Vielleicht kann man Zugriffe aufs Clipboard selbst mit Signierung nicht über ein Applet erzwingen??!?

Danke für eure Mühe. 
 :toll:


----------



## Wildcard (4. Feb 2008)

Bist du denn gefragt worden ob dem Applet Zugriff gewährt werden soll (vor dem Start)?
Wenn nein, dein Applet ist entweder noch nicht signiert, oder du lädst eine alte Version aus dem Cache, oder du hast die class Files nicht vom Server gelöscht.



> Vielleicht kann man Zugriffe aufs Clipboard selbst mit Signierung nicht über ein Applet erzwingen??!?


Mit einem Applet kann man alles machen was man mit einer Applikation machen kann, also auch das Clipboard auslesen.


----------



## L-ectron-X (4. Feb 2008)

Lösche mal alle .class-Dateien aus dem Verzeichnis c:\sgpackage, in dem jetzt die signierte Jar-Datei liegt.
Es kann passieren, dass der Browser sich zuerst die .class-Datei schnappt.


----------



## Booyeoo (4. Feb 2008)

Wildcard hat gesagt.:
			
		

> Bist du denn gefragt worden ob dem Applet Zugriff gewährt werden soll (vor dem Start)?
> Wenn nein, dein Applet ist entweder noch nicht signiert, oder du lädst eine alte Version aus dem Cache, oder du hast die class Files nicht vom Server gelöscht.



Nein, leider nicht. Habe auch schon das Plugin NoScript deaktiviert, aber es hat ja auch ohne Clipboard funktioniert.

Aufm Server ists dann wieder eine andere Geschichte, da hat auch die ohne-Clipboard-Variante nicht funktioniert. 
Das kann aber auch an Funpic.de liegen oder sonstigen Einstellungen. Ich wills erstmal lokal schaffen.

Also ich versuche nochmal alles kurz Zusammenzufassen. 
Ich habe nochmals von vorne die StringGenerator.jar Datei in dem NetBeans-Quellverzeichniss mit dem Signtool erstellt.
Bei dem Signtool kommt beim 2.Schritt jetzt immer die Meldung, dass das Passwort schon exisitiert? (Wird dabei immer das Passwort mit dem in der Signtool.bat-Datei hinterlegten Namen verglichen? und das wird sonstwo gepseichert?)
Jedenfalls laufen die weiteren Schritte normal. --> Jar Datei erstellt.
Diese jar Datei kopiere ich dann in das sgpackage Verzeichiss auf c:.
In diesem Verzeichniss befindet sich nichts, außer das Package. (Hab nachher zu Testzwecken das Jar-Package, entpackt, aber selbst dann läufts nicht)
In der html-Datei unter c: verweise ich auf diese jar Datei.

Hier der momentane Stand 



 

:cry:


Ich habe das Gefühl dass das Verzeichniss irgendwie falsch ist, aber würde nicht verstehen warum die eine Version ohne Clipboard läuft und die mit nicht.

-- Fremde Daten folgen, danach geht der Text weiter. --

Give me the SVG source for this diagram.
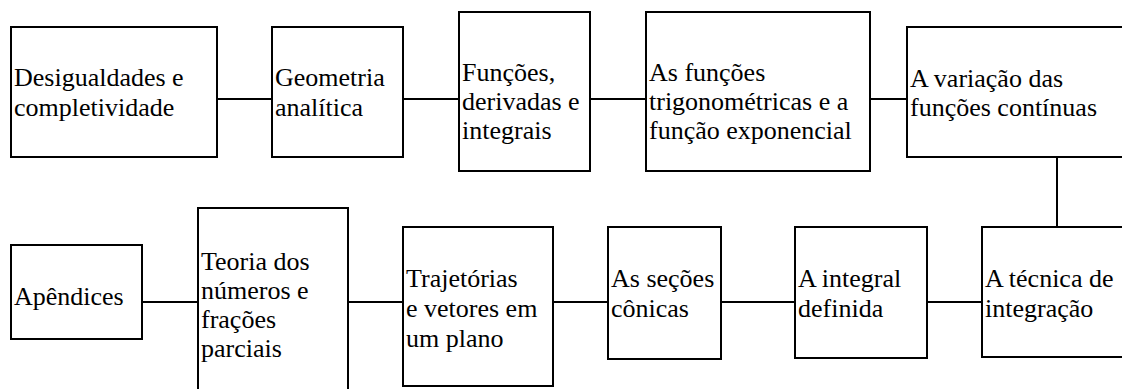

Wenn dann muss es an dem Signing liegen, oder???



 
[/img]

Bin langsam mit meinen Nerven am Ende

Danke euch für jeden Tipp.


----------



## L-ectron-X (4. Feb 2008)

Booyeoo hat gesagt.:
			
		

> Bei dem Signtool kommt beim 2.Schritt jetzt immer die Meldung, dass das Passwort schon exisitiert? (Wird dabei immer das Passwort mit dem in der Signtool.bat-Datei hinterlegten Namen verglichen? und das wird sonstwo gepseichert?)


Das ist kein Problem. Es wird nur wieder ein neues Zertifikat für den Signer angelegt. Und da bereits eins existiert, meldet das Tool eine bereits vorhandene .keystore Datei, die sich in Windows unter _C:\Dokumente und Einstellungen\Benutzername_ befindet.
Die Signierung funktioniert trotzdem.

Wenn ich mir so die Fehlermeldung betrachte, komme ich zum Schluss, dass eine Datei nicht existiert, oder sie kann über den Packagenamen nicht gefunden werden.


----------



## Booyeoo (4. Feb 2008)

Ich finde die Ausgabe in der Console kurios. Wieso sucht der denn auch nach einer class.class Datei? Ich glaube ich werde nochmal alles von neu machen. Ein nagelneues Projekt in Netbeans usw....


----------